Resilient designs typically include asynchronous messaging, replay capability, dead-letter handling, idempotent processing, and clear separation between external partner volatility and internal ERP transaction integrity. Enterprises should also plan for seasonal volume spikes, regional carrier outages, API throttling, and schema changes from SaaS providers. A scalable interoperability architecture absorbs these disruptions without forcing manual intervention for every exception.
- Instrument every integration flow with business and technical observability, including shipment event latency, failed transformations, ERP posting errors, and partner API response trends.
- Separate canonical event ingestion from ERP-specific processing so new carriers or regions can be onboarded without redesigning core workflows.
- Use policy-based retries and circuit breakers to protect ERP and downstream systems from unstable partner endpoints.
- Define operational runbooks for delayed events, duplicate messages, missing references, and out-of-sequence shipment milestones.
Executive recommendations for building a connected logistics control tower
First, anchor the control tower in business process ownership, not just integration tooling.
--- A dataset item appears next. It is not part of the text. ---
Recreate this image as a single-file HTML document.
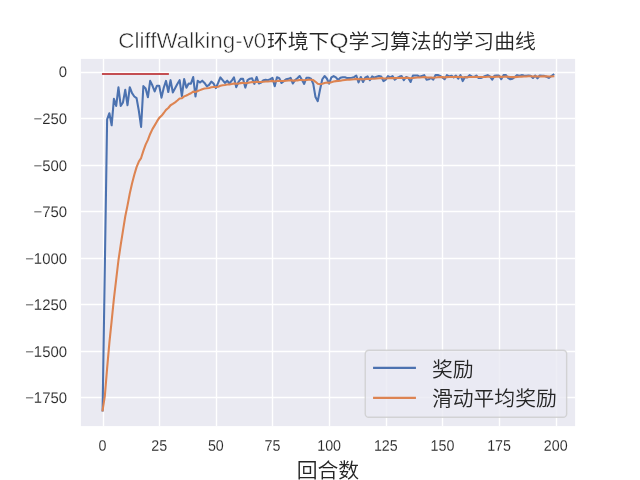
<!DOCTYPE html>
<html lang="zh-CN">
<head>
<meta charset="utf-8">
<title>CliffWalking-v0环境下Q学习算法的学习曲线</title>
<style>
html,body{margin:0;padding:0;background:#fff;}
body{width:640px;height:480px;overflow:hidden;}
svg{display:block;}
text{font-family:"Liberation Sans","Noto Sans CJK SC",sans-serif;fill:#262626;}
.tick text{font-size:15.28px;stroke:#fff;stroke-width:0.12px;}
.lat{font-size:21.8px;stroke:#fff;stroke-width:0.5px;}
.cjk{font-size:20.83px;font-weight:350;}
.grid line{stroke:#fff;stroke-width:1.4;}
.ln{fill:none;stroke-width:2.08;stroke-linejoin:round;stroke-linecap:square;}
</style>
</head>
<body>
<svg width="640" height="480" viewBox="0 0 640 480">
<rect x="0" y="0" width="640" height="480" fill="#ffffff"/>
<rect x="80.87" y="58.87" width="494.26" height="367.26" fill="#eaeaf2"/>
<g class="grid"><line x1="103.50" y1="58.87" x2="103.50" y2="426.13"/><line x1="159.50" y1="58.87" x2="159.50" y2="426.13"/><line x1="216.50" y1="58.87" x2="216.50" y2="426.13"/><line x1="272.50" y1="58.87" x2="272.50" y2="426.13"/><line x1="329.50" y1="58.87" x2="329.50" y2="426.13"/><line x1="386.50" y1="58.87" x2="386.50" y2="426.13"/><line x1="442.50" y1="58.87" x2="442.50" y2="426.13"/><line x1="499.50" y1="58.87" x2="499.50" y2="426.13"/><line x1="556.50" y1="58.87" x2="556.50" y2="426.13"/><line x1="80.87" y1="72.50" x2="575.13" y2="72.50"/><line x1="80.87" y1="118.50" x2="575.13" y2="118.50"/><line x1="80.87" y1="165.50" x2="575.13" y2="165.50"/><line x1="80.87" y1="211.50" x2="575.13" y2="211.50"/><line x1="80.87" y1="258.50" x2="575.13" y2="258.50"/><line x1="80.87" y1="304.50" x2="575.13" y2="304.50"/><line x1="80.87" y1="351.50" x2="575.13" y2="351.50"/><line x1="80.87" y1="397.50" x2="575.13" y2="397.50"/></g>
<g class="tick"><text transform="translate(102.55,450.7) rotate(0.05) scale(0.935,1)" text-anchor="middle">0</text><text transform="translate(159.20,450.7) rotate(0.05) scale(0.935,1)" text-anchor="middle">25</text><text transform="translate(215.84,450.7) rotate(0.05) scale(0.935,1)" text-anchor="middle">50</text><text transform="translate(272.49,450.7) rotate(0.05) scale(0.935,1)" text-anchor="middle">75</text><text transform="translate(329.14,450.7) rotate(0.05) scale(0.935,1)" text-anchor="middle">100</text><text transform="translate(385.79,450.7) rotate(0.05) scale(0.935,1)" text-anchor="middle">125</text><text transform="translate(442.43,450.7) rotate(0.05) scale(0.935,1)" text-anchor="middle">150</text><text transform="translate(499.08,450.7) rotate(0.05) scale(0.935,1)" text-anchor="middle">175</text><text transform="translate(555.73,450.7) rotate(0.05) scale(0.935,1)" text-anchor="middle">200</text><text transform="translate(67.0,77.10) rotate(0.05) scale(0.975,1)" text-anchor="end">0</text><text transform="translate(67.0,123.90) rotate(0.05) scale(0.975,1)" text-anchor="end">−250</text><text transform="translate(67.0,170.90) rotate(0.05) scale(0.975,1)" text-anchor="end">−500</text><text transform="translate(67.0,216.90) rotate(0.05) scale(0.975,1)" text-anchor="end">−750</text><text transform="translate(67.0,263.90) rotate(0.05) scale(0.975,1)" text-anchor="end">−1000</text><text transform="translate(67.0,309.90) rotate(0.05) scale(0.975,1)" text-anchor="end">−1250</text><text transform="translate(67.0,356.90) rotate(0.05) scale(0.975,1)" text-anchor="end">−1500</text><text transform="translate(67.0,402.90) rotate(0.05) scale(0.975,1)" text-anchor="end">−1750</text></g>
<clipPath id="ax"><rect x="80.87" y="58.87" width="494.26" height="367.26"/></clipPath>
<g clip-path="url(#ax)">
<polyline class="ln" stroke="#4c72b0" points="102.60,410.36 104.86,264.94 107.13,119.34 109.39,113.21 111.66,125.29 113.92,98.91 116.19,105.97 118.45,87.40 120.72,105.97 122.98,102.44 125.25,89.81 127.52,105.23 129.78,87.21 132.04,93.16 134.31,96.50 136.57,98.17 138.84,110.80 141.10,126.96 143.37,86.10 145.63,88.51 147.90,97.24 150.16,80.90 152.43,85.54 154.69,91.49 156.96,85.73 159.22,85.73 161.49,97.61 163.75,87.77 166.02,80.90 168.28,92.04 170.55,80.16 172.81,92.41 175.08,88.33 177.34,84.06 179.61,80.16 181.88,96.13 184.14,79.04 186.41,87.77 188.67,83.50 190.94,83.69 193.20,77.00 195.47,96.50 197.73,80.71 200.00,82.57 202.26,80.71 204.53,82.94 206.79,86.29 209.06,84.80 211.32,81.64 213.58,83.50 215.85,88.14 218.12,82.94 220.38,77.37 222.64,80.16 224.91,82.94 227.18,80.71 229.44,83.50 231.71,80.71 233.97,77.37 236.24,87.21 238.50,82.01 240.77,78.86 243.03,78.67 245.30,87.59 247.56,80.16 249.82,78.67 252.09,78.30 254.35,83.87 256.62,77.00 258.88,83.50 261.15,82.57 263.41,80.16 265.68,79.79 267.94,80.16 270.21,79.23 272.48,77.93 274.74,86.29 277.00,77.19 279.27,78.11 281.53,82.94 283.80,81.09 286.06,79.23 288.33,78.86 290.60,77.93 292.86,83.50 295.12,80.16 297.39,78.30 299.65,76.07 301.92,79.79 304.19,83.87 306.45,77.74 308.72,77.74 310.98,78.67 313.25,83.87 315.51,97.06 317.77,101.14 320.04,89.44 322.31,79.23 324.57,76.07 326.84,78.49 329.10,83.69 331.37,77.37 333.63,76.07 335.89,77.37 338.16,79.97 340.43,77.74 342.69,77.19 344.96,77.19 347.22,78.11 349.49,77.93 351.75,77.74 354.01,77.19 356.28,75.51 358.55,82.39 360.81,77.00 363.08,82.01 365.34,77.37 367.61,76.44 369.87,80.16 372.13,76.44 374.40,77.56 376.66,76.81 378.93,76.07 381.20,76.44 383.46,81.09 385.73,79.60 387.99,76.07 390.25,77.37 392.52,76.07 394.78,79.60 397.05,77.93 399.32,76.81 401.58,76.07 403.85,80.16 406.11,77.00 408.38,77.93 410.64,82.01 412.90,75.51 415.17,75.51 417.44,75.51 419.70,76.81 421.97,75.89 424.23,75.14 426.50,79.60 428.76,79.23 431.02,77.93 433.29,79.60 435.56,74.96 437.82,74.96 440.09,75.89 442.35,77.37 444.62,79.23 446.88,75.14 449.14,76.44 451.41,75.70 453.68,77.37 455.94,75.70 458.21,78.67 460.47,75.14 462.74,81.09 465.00,77.00 467.26,77.37 469.53,75.14 471.79,76.44 474.06,77.00 476.33,75.51 478.59,77.93 480.86,77.93 483.12,77.00 485.38,75.89 487.65,75.14 489.91,76.44 492.18,79.60 494.45,75.89 496.71,75.51 498.98,75.51 501.24,79.23 503.50,75.14 505.77,74.96 508.03,77.93 510.30,79.23 512.57,78.67 514.83,77.00 517.10,75.14 519.36,75.70 521.62,75.14 523.89,75.51 526.15,75.70 528.42,75.51 530.69,75.70 532.95,77.93 535.22,75.51 537.48,78.30 539.75,75.51 542.01,75.89 544.27,75.89 546.54,76.81 548.81,77.93 551.07,76.26 553.34,74.59"/>
<polyline class="ln" stroke="#dd8452" points="102.60,410.36 104.86,395.82 107.13,368.17 109.39,342.67 111.66,320.93 113.92,298.73 116.19,279.46 118.45,260.25 120.72,244.82 122.98,230.58 125.25,216.51 127.52,205.38 129.78,193.56 132.04,183.52 134.31,174.82 136.57,167.16 138.84,161.52 141.10,158.06 143.37,150.87 145.63,144.63 147.90,139.89 150.16,133.99 152.43,129.15 154.69,125.38 156.96,121.42 159.22,117.85 161.49,115.82 163.75,113.02 166.02,109.81 168.28,108.03 170.55,105.24 172.81,103.96 175.08,102.40 177.34,100.56 179.61,98.52 181.88,98.28 184.14,96.36 186.41,95.50 188.67,94.30 190.94,93.24 193.20,91.62 195.47,92.10 197.73,90.96 200.00,90.13 202.26,89.18 204.53,88.56 206.79,88.33 209.06,87.98 211.32,87.35 213.58,86.96 215.85,87.08 218.12,86.67 220.38,85.74 222.64,85.18 224.91,84.95 227.18,84.53 229.44,84.43 231.71,84.06 233.97,83.39 236.24,83.77 238.50,83.59 240.77,83.12 243.03,82.68 245.30,83.17 247.56,82.87 249.82,82.45 252.09,82.03 254.35,82.22 256.62,81.69 258.88,81.87 261.15,81.94 263.41,81.77 265.68,81.57 267.94,81.43 270.21,81.21 272.48,80.88 274.74,81.42 277.00,81.00 279.27,80.71 281.53,80.93 283.80,80.95 286.06,80.78 288.33,80.58 290.60,80.32 292.86,80.64 295.12,80.59 297.39,80.36 299.65,79.93 301.92,79.92 304.19,80.31 306.45,80.05 308.72,79.82 310.98,79.71 313.25,80.12 315.51,81.82 317.77,83.75 320.04,84.32 322.31,83.81 324.57,83.04 326.84,82.58 329.10,82.69 331.37,82.16 333.63,81.55 335.89,81.13 338.16,81.02 340.43,80.69 342.69,80.34 344.96,80.02 347.22,79.83 349.49,79.64 351.75,79.45 354.01,79.23 356.28,78.85 358.55,79.21 360.81,78.99 363.08,79.29 365.34,79.10 367.61,78.83 369.87,78.96 372.13,78.71 374.40,78.60 376.66,78.42 378.93,78.18 381.20,78.01 383.46,78.32 385.73,78.45 387.99,78.21 390.25,78.12 392.52,77.92 394.78,78.09 397.05,78.07 399.32,77.95 401.58,77.76 403.85,78.00 406.11,77.90 408.38,77.90 410.64,78.31 412.90,78.03 415.17,77.78 417.44,77.55 419.70,77.48 421.97,77.32 424.23,77.10 426.50,77.35 428.76,77.54 431.02,77.58 433.29,77.78 435.56,77.50 437.82,77.24 440.09,77.11 442.35,77.14 444.62,77.34 446.88,77.12 449.14,77.06 451.41,76.92 453.68,76.97 455.94,76.84 458.21,77.02 460.47,76.83 462.74,77.26 465.00,77.23 467.26,77.25 469.53,77.04 471.79,76.98 474.06,76.98 476.33,76.83 478.59,76.94 480.86,77.04 483.12,77.04 485.38,76.92 487.65,76.74 489.91,76.71 492.18,77.00 494.45,76.89 496.71,76.75 498.98,76.63 501.24,76.89 503.50,76.71 505.77,76.54 508.03,76.68 510.30,76.93 512.57,77.11 514.83,77.10 517.10,76.90 519.36,76.78 521.62,76.62 523.89,76.51 526.15,76.43 528.42,76.33 530.69,76.27 532.95,76.44 535.22,76.34 537.48,76.54 539.75,76.44 542.01,76.38 544.27,76.33 546.54,76.38 548.81,76.54 551.07,76.51 553.34,76.32"/>
<polyline class="ln" stroke="#c44e52" points="103.0,73.95 167.85,73.95"/>
</g>
<text class="cjk" y="49.3"><tspan class="lat" x="118.3" y="47.5" textLength="148" lengthAdjust="spacingAndGlyphs">CliffWalking-v0</tspan><tspan x="266.9" y="49.3">环境下</tspan><tspan class="lat" x="329.2" y="47.5" textLength="19.4" lengthAdjust="spacingAndGlyphs">Q</tspan><tspan x="348.4" y="49.3">学习算法的学习曲线</tspan></text>
<text class="cjk" x="327.9" y="477.6" text-anchor="middle">回合数</text>
<rect x="365.25" y="350.25" width="201.4" height="67" rx="3.6" ry="3.6" fill="#eaeaf2" fill-opacity="0.8" stroke="#cccccc" stroke-opacity="0.8" stroke-width="1.39"/>
<line class="ln" x1="374.1" y1="367.9" x2="414.9" y2="367.9" stroke="#4c72b0"/>
<line class="ln" x1="374.1" y1="397.9" x2="414.9" y2="397.9" stroke="#dd8452"/>
<text class="cjk" x="431.9" y="376.7">奖励</text>
<text class="cjk" x="431.9" y="406.1">滑动平均奖励</text>
</svg>
</body>
</html>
Shipment visibility should be tied to order fulfillment, inventory accuracy, customer communication, and financial settlement outcomes. Second, invest in API governance and canonical modeling early. These disciplines reduce long-term complexity more than any single platform choice.
Third, modernize middleware with a hybrid integration architecture that can support APIs, events, EDI, and file-based coexistence during transition. Fourth, prioritize observability as a first-class capability. Enterprises need to know not only whether an API call succeeded, but whether the shipment event actually updated the right ERP transaction and triggered the intended workflow. Finally, measure ROI in operational terms: reduced manual tracking effort, faster exception response, improved on-time delivery insight, lower integration maintenance, and better decision quality across connected operations.
For SysGenPro clients, the strategic opportunity is clear. Logistics API integration is not a narrow technical project. It is a foundation for enterprise interoperability, operational synchronization, and connected enterprise intelligence across ERP, SaaS logistics platforms, and distributed operational systems.